Abenomics helped accelerate growth again, though not at the rate Japan once saw and the size of the economy is still short of the 600 trillion yen ($5.6 trillion) target set by Abe's government. But many analysts credited the outgoing prime minister for putting the Japanese economy in a stronger position today to withstand the shock from the coronavirus pandemic.
"Abenomics did create growth and avoided the worst case-scenarios for Japanese economy," said Lipsky.
But the pandemic threatens to wipe out much of those economic gains, with the International Monetary Fund forecasting a 5.8% contraction in Japan's gross domestic product this year.
The most successful aspect of Abenomics is the large-scale monetary easing by the Bank of Japan, said analysts. The BOJ's unconventional measures such as asset purchases and yield curve control have entered the tool kit of other central banks.
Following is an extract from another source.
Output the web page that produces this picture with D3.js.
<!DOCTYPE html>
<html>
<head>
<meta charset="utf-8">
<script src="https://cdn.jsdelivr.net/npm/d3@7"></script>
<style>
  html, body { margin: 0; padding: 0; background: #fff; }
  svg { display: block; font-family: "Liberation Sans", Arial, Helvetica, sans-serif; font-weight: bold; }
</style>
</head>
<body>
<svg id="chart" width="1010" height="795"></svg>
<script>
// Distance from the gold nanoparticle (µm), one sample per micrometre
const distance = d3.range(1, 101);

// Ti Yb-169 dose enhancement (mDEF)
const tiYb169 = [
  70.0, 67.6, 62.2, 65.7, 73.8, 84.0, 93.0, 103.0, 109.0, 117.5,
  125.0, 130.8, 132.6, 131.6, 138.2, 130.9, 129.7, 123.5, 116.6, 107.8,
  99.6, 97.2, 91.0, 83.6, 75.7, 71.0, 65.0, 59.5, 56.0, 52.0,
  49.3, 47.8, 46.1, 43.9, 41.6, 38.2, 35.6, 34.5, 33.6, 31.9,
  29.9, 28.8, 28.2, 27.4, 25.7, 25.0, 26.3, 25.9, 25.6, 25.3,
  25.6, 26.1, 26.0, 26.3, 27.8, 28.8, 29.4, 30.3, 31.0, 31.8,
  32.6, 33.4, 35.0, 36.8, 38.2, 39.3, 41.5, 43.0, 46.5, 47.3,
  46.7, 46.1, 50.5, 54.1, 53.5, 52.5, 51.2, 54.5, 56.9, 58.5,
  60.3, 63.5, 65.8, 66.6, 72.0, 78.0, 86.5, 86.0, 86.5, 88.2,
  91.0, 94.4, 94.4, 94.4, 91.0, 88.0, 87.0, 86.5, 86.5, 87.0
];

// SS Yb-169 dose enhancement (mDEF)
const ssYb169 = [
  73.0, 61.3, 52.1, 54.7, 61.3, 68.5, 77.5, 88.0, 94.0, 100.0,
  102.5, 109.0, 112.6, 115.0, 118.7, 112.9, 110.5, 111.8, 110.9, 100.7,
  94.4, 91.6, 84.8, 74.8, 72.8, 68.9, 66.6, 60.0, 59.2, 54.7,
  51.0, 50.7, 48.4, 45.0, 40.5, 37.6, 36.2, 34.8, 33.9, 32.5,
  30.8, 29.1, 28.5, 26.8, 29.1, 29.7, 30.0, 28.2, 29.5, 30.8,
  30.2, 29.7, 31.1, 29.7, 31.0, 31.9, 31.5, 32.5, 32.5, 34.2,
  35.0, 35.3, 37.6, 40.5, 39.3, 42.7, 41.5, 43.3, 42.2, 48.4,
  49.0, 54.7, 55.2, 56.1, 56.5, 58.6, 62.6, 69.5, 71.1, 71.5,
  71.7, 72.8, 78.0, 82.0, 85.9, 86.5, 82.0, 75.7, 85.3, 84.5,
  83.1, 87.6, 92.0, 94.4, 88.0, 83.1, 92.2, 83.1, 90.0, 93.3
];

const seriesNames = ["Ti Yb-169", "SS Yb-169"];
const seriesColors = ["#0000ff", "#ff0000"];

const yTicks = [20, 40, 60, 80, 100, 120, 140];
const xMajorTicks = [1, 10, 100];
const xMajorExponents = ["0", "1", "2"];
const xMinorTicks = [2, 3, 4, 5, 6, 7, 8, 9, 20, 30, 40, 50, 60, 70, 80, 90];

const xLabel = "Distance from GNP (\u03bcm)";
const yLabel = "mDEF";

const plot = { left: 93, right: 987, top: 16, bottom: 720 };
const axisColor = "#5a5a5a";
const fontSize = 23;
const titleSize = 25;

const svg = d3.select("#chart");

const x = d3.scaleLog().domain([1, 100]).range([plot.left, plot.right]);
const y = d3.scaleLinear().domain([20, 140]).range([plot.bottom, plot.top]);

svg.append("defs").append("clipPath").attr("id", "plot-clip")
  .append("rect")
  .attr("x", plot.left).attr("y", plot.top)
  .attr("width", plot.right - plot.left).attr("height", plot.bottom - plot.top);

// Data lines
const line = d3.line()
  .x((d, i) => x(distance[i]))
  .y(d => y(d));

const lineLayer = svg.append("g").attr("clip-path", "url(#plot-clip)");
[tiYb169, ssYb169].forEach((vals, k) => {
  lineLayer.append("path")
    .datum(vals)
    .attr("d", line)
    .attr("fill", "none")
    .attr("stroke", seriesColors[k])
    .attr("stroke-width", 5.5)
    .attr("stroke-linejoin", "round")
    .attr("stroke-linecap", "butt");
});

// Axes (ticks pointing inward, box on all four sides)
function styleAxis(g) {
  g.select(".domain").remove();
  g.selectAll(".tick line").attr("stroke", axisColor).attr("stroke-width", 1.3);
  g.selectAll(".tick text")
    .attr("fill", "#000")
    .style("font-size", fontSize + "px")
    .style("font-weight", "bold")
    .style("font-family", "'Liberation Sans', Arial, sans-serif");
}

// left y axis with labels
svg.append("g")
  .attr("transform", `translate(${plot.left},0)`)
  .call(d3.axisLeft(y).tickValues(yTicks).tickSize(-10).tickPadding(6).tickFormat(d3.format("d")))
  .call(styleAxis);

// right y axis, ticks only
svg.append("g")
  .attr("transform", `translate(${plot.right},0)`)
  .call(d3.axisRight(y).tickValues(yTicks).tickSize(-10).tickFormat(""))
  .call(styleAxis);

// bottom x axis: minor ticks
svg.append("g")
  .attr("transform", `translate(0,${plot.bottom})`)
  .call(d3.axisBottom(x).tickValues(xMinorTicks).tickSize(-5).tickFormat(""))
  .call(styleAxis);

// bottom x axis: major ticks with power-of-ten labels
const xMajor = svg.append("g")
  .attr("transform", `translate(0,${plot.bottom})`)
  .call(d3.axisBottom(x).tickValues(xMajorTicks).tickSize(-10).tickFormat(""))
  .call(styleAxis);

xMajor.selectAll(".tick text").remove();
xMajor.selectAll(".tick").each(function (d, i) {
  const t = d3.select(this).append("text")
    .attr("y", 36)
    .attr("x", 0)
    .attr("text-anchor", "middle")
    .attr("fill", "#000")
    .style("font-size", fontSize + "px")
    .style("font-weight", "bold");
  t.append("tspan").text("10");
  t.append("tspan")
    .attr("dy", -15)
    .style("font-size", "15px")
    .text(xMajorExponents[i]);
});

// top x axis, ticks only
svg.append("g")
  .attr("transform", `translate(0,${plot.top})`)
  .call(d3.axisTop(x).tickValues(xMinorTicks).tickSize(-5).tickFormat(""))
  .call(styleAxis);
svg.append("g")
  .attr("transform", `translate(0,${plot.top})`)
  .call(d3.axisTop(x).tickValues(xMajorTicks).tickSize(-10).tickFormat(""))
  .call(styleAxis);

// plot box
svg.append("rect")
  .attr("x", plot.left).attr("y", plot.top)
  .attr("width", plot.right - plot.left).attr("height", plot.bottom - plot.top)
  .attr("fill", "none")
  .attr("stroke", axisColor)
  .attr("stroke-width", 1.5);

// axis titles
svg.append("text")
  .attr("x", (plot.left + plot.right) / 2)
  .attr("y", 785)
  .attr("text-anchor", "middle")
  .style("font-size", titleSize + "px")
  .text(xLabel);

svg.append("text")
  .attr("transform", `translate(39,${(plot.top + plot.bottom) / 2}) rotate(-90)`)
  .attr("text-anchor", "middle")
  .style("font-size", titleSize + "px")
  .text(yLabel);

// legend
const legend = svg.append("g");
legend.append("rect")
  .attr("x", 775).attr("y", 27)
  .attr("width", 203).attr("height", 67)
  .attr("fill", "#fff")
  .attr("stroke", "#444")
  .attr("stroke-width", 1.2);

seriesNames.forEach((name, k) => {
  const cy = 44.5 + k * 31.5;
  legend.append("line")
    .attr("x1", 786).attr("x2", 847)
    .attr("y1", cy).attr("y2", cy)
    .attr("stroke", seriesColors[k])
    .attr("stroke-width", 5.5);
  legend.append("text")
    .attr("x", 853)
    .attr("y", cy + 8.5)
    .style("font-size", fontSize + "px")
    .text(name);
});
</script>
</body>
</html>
Such monetary easing boosted stock prices and weakened the yen — helping Japanese companies dependent on exports to expand their profits.
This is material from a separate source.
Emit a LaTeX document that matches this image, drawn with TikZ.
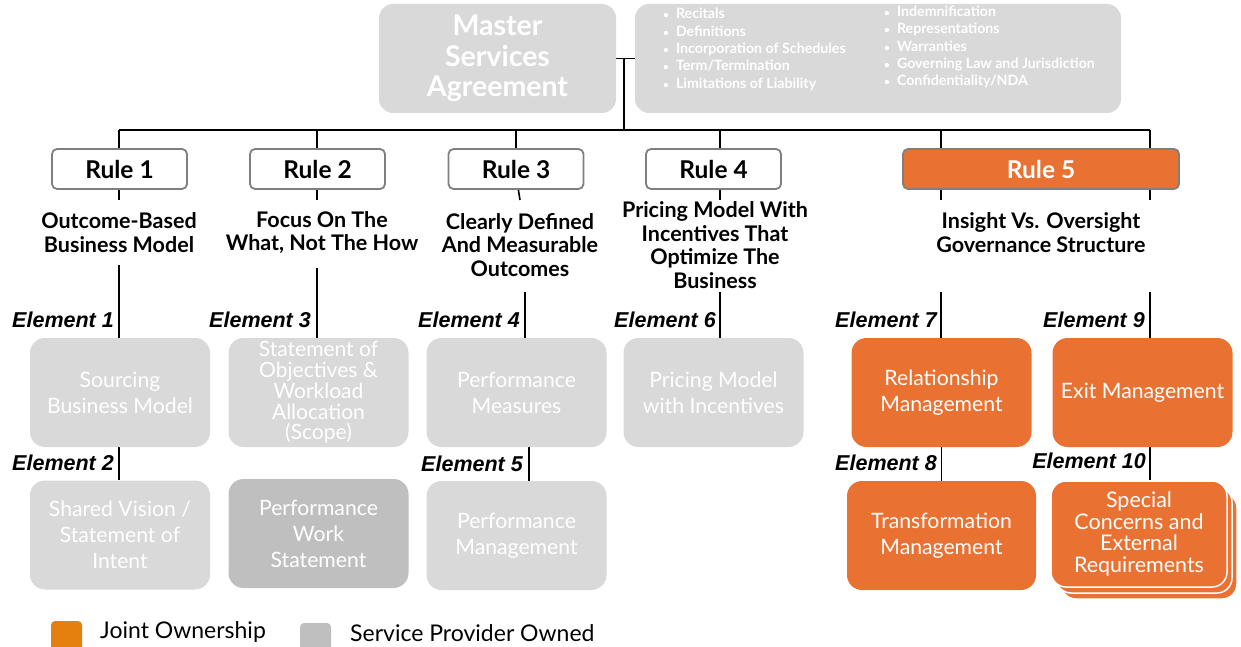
\documentclass[tikz,border=0pt]{standalone}
\usepackage{fontspec}
\setmainfont{Lato}
\newfontfamily\elemfont{Liberation Sans}
\usetikzlibrary{backgrounds}
\definecolor{pale}{HTML}{D9D9D9}
\definecolor{mid}{HTML}{BFBFBF}
\definecolor{joint}{HTML}{E97132}
\definecolor{legjoint}{HTML}{E5800E}
\definecolor{frame}{HTML}{7F7F7F}
\tikzset{
  conn/.style={draw=black, line width=1.6pt},
  msabox/.style={fill=pale, rounded corners=14pt, inner sep=0pt},
  rulebox/.style={draw=frame, line width=1.8pt, fill=white, rounded corners=5pt,
    minimum width=135pt, minimum height=40pt, inner sep=0pt,
    font=\fontsize{24.5}{26}\selectfont\bfseries},
  rulefive/.style={rulebox, fill=joint, text=white, minimum width=276pt},
  ruletitle/.style={align=center, inner sep=0pt, font=\fontsize{21.5}{23.5}\selectfont\bfseries},
  elabel/.style={anchor=east, inner sep=0pt, font=\elemfont\fontsize{21.5}{24}\selectfont\bfseries\itshape},
  ebox/.style={fill=pale, text=white, rounded corners=15pt, align=center, inner sep=0pt,
    minimum width=180pt, minimum height=109pt, font=\fontsize{21.2}{26}\selectfont},
  jbox/.style={ebox, fill=joint},
  legsq/.style={rounded corners=4pt, minimum width=31pt, minimum height=30pt, inner sep=0pt},
  legtext/.style={anchor=west, inner sep=0pt, font=\fontsize{23}{26}\selectfont},
  clauses/.style={anchor=north west, inner sep=0pt, align=left, text=white,
    font=\fontsize{14.2}{17.4}\selectfont\bfseries},
}
\newcommand{\clause}[1]{{\fontsize{10}{10}\selectfont\textbullet}\hspace{7pt}#1}
\begin{document}
\begin{tikzpicture}[x=1pt, y=-1pt]
\useasboundingbox (0,0) rectangle (1241,647);

% Master agreement and its clause list
\node[msabox, minimum width=237pt, minimum height=109pt, text=white, align=center,
  font=\fontsize{28.5}{30.5}\selectfont\bfseries] (msa) at (497.5,58.5)
  {Master\\Services\\Agreement};
\node[msabox, minimum width=486pt, minimum height=109pt] (list) at (878,58.5) {};
\node[clauses] (clausesA) at (663,8)
  {\clause{Recitals}\\ \clause{Definitions}\\ \clause{Incorporation of Schedules}\\
   \clause{Term/Termination}\\ \clause{Limitations of Liability}};
\node[clauses] (clausesB) at (884,5.5)
  {\clause{Indemnification}\\ \clause{Representations}\\ \clause{Warranties}\\
   \clause{Governing Law and Jurisdiction}\\ \clause{Confidentiality/NDA}};

% Rules
\node[rulebox] (r1) at (119.5,169) {Rule 1};
\node[rulebox] (r2) at (317.5,169) {Rule 2};
\node[rulebox] (r3) at (516,169) {Rule 3};
\node[rulebox] (r4) at (713.5,169) {Rule 4};
\node[rulefive] (r5) at (1041,169) {Rule 5};

\node[ruletitle] (t1) at (119,232.5) {Outcome-Based\\Business Model};
\node[ruletitle] (t2) at (322,232.5) {Focus On The\\What, Not The How};
\node[ruletitle] (t3) at (520,245) {Clearly Defined\\And Measurable\\Outcomes};
\node[ruletitle] (t4) at (715,245) {Pricing Model With\\Incentives That\\Optimize The\\Business};
\node[ruletitle] (t5) at (1041,232.5) {Insight Vs. Oversight\\Governance Structure};

% Elements
\node[ebox] (e1) at (120,392.5) {Sourcing\\Business Model};
\node[ebox, font=\fontsize{21}{20.7}\selectfont] (e3) at (318.5,392.5)
  {Statement of\\Objectives \&\\Workload\\Allocation\\(Scope)};
\node[ebox] (e4) at (516.5,392.5) {Performance\\Measures};
\node[ebox] (e6) at (713.5,392.5) {Pricing Model\\with Incentives};
\node[jbox] (e7) at (941.5,392.5) {Relationship\\Management};
\node[jbox] (e9) at (1142.5,392.5) {Exit Management};

\node[ebox] (e2) at (120,535) {Shared Vision /\\Statement of\\Intent};
\node[ebox, fill=mid] (pws) at (318.5,533.5) {Performance\\Work\\Statement};
\node[ebox] (e5) at (516.5,535.5) {Performance\\Management};
\node[jbox, minimum width=189pt] (e8) at (941.5,535.5) {Transformation\\Management};
\node[jbox, draw=white, line width=1.5pt, minimum width=176pt, minimum height=106pt] (e10c) at (1149,546) {};
\node[jbox, draw=white, line width=1.5pt, minimum width=176pt, minimum height=106pt] (e10b) at (1144,540) {};
\node[jbox, draw=white, line width=1.5pt, minimum width=176pt, minimum height=106pt,
  font=\fontsize{21.5}{21.6}\selectfont] (e10) at (1139,534)
  {Special\\Concerns and\\External\\Requirements};

% Element labels
\node[elabel] (l1) at (114,320) {Element 1};
\node[elabel] (l3) at (311,320) {Element 3};
\node[elabel] (l4) at (520,320) {Element 4};
\node[elabel] (l6) at (716,320) {Element 6};
\node[elabel] (l7) at (937,320) {Element 7};
\node[elabel] (l9) at (1145,320) {Element 9};
\node[elabel] (l2) at (114,463) {Element 2};
\node[elabel] (l5) at (523,464) {Element 5};
\node[elabel] (l8) at (937,463) {Element 8};
\node[elabel] (l10) at (1146,461) {Element 10};

% Connector points
\coordinate (hub) at (624,58.5);
\coordinate (hubbus) at (624,130);
\coordinate (busL) at (119,130);
\coordinate (busR) at (1150,130);
\coordinate (d2) at (317,130);
\coordinate (d3) at (516,130);
\coordinate (d4) at (720,130);
\coordinate (d5) at (941,130);
\coordinate (k1) at (119,200);
\coordinate (k2) at (317,200);
\coordinate (k3) at (520,200);
\coordinate (k4) at (720,200);
\coordinate (k5a) at (941,200);
\coordinate (k5b) at (1150,200);
\coordinate (s1) at (119,265);
\coordinate (s2) at (317,268);
\coordinate (s3) at (525,292);
\coordinate (s4) at (720,292);
\coordinate (s5a) at (941,292);
\coordinate (s5b) at (1150,292);

\begin{scope}[on background layer]
  \draw[conn] (msa.east) -- (list.west);
  \draw[conn] (hub) -- (hubbus);
  \draw[conn] (busL) -- (busR);
  \draw[conn] (busL) -- (k1);
  \draw[conn] (d2) -- (k2);
  \draw[conn] (d3) -- (516,175) -- (k3);
  \draw[conn] (d4) -- (k4);
  \draw[conn] (d5) -- (k5a);
  \draw[conn] (busR) -- (k5b);
  \draw[conn] (s1) -- (s1 |- e1.north);
  \draw[conn] (s2) -- (s2 |- e3.north);
  \draw[conn] (s3) -- (s3 |- e4.north);
  \draw[conn] (s4) -- (s4 |- e6.north);
  \draw[conn] (s5a) -- (s5a |- e7.north);
  \draw[conn] (s5b) -- (s5b |- e9.north);
  \draw[conn] ([xshift=-1pt]e1.south) -- ([xshift=-1pt]e2.north);
  \draw[conn] ([xshift=12.5pt]e4.south) -- ([xshift=12.5pt]e5.north);
  \draw[conn] (e7.south) -- (e8.north);
  \draw[conn] ([xshift=7.5pt]e9.south) -- ([xshift=7.5pt]e9.south |- e10.north);
\end{scope}

% Legend
\node[legsq, fill=legjoint] (kj) at (66.5,636) {};
\node[legtext] (kjt) at (100,632) {Joint Ownership};
\node[legsq, fill=mid] (kp) at (315.5,638) {};
\node[legtext] (kpt) at (350,633) {Service Provider Owned};
\end{tikzpicture}
\end{document}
"Abenomics has been effective in supporting large firms by boosting equity markets and nurturing the sense of stability that a sharp appreciation of the yen will not happen again," said Shigeto Nagai, head of Japan economics at Oxford Economics.
"During Abe's time in office, the profitability of large firms has risen significantly, by expanding their business abroad," he wrote in a report last week.
Those benefits to large businesses have not raised wages enough to spur households to spend, said Nagai.
"Without a sufficient rise in wages, the benefits of Abenomics were not shared by households, and thus failed to stimulate domestic demand. Abenomics did not stop the secular stagnation in household incomes," he explained.
That leaves the BOJ's 2% inflation target elusive for now, although the policies brought an end to deflation. The lack of inflation is not unique to Japan, with other developed markets — including the U.S. — similarly finding it challenging to raise prices despite solid economic growth.
But some economists said the pandemic-induced crisis, which has dampened demand further, could bring Japanese inflation back into negative territory.
While Abenomics involved an increase in government spending to support growth, the strategy also aimed to achieve a budget surplus and bring down debt over the long term. That's a task made even more difficult by the coronavirus pandemic, according to analysts.
"Fiscal policy has been anything but tight this year," said Tom Learmouth, Japan economist at Capital Economics. He explained in a Tuesday note that there's been more spending to support firms and households in the current crisis.
"As such, the budget deficit is set to surge," he added.
Even before the pandemic, Japan's government debt — at more than 200% of GDP — was already the highest among countries in the Organisation for Economic Co-operation and Development. Some analysts said such a debt pile could limit any further fiscal spending, which would in turn compromise Japan's recovery.
Over the longer term, Japan's next prime minister will have to tackle structural challenges that Abe has left largely unaddressed.
"Abe has succeeded in promoting corporate governance reform and in increasing the share of women, seniors, and foreigners in the labour force," said Learmouth. "But the structural reforms with the most potential to lift productivity growth have not been addressed."
He singled out Japan's "excessive bureaucracy" as the most likely area for "widespread change in the near term." That problem caused frustration among the public when households and businesses had to wait a long time before receiving government support during the pandemic — which contributed to waning support for Abe's cabinet before his resignation, explained Learmouth.
"As such, there will be pressure on Mr Abe's successor to reform Japan's complex and undigitised admin systems that drag on productivity," he added. "Such reforms have the potential to lift trend growth."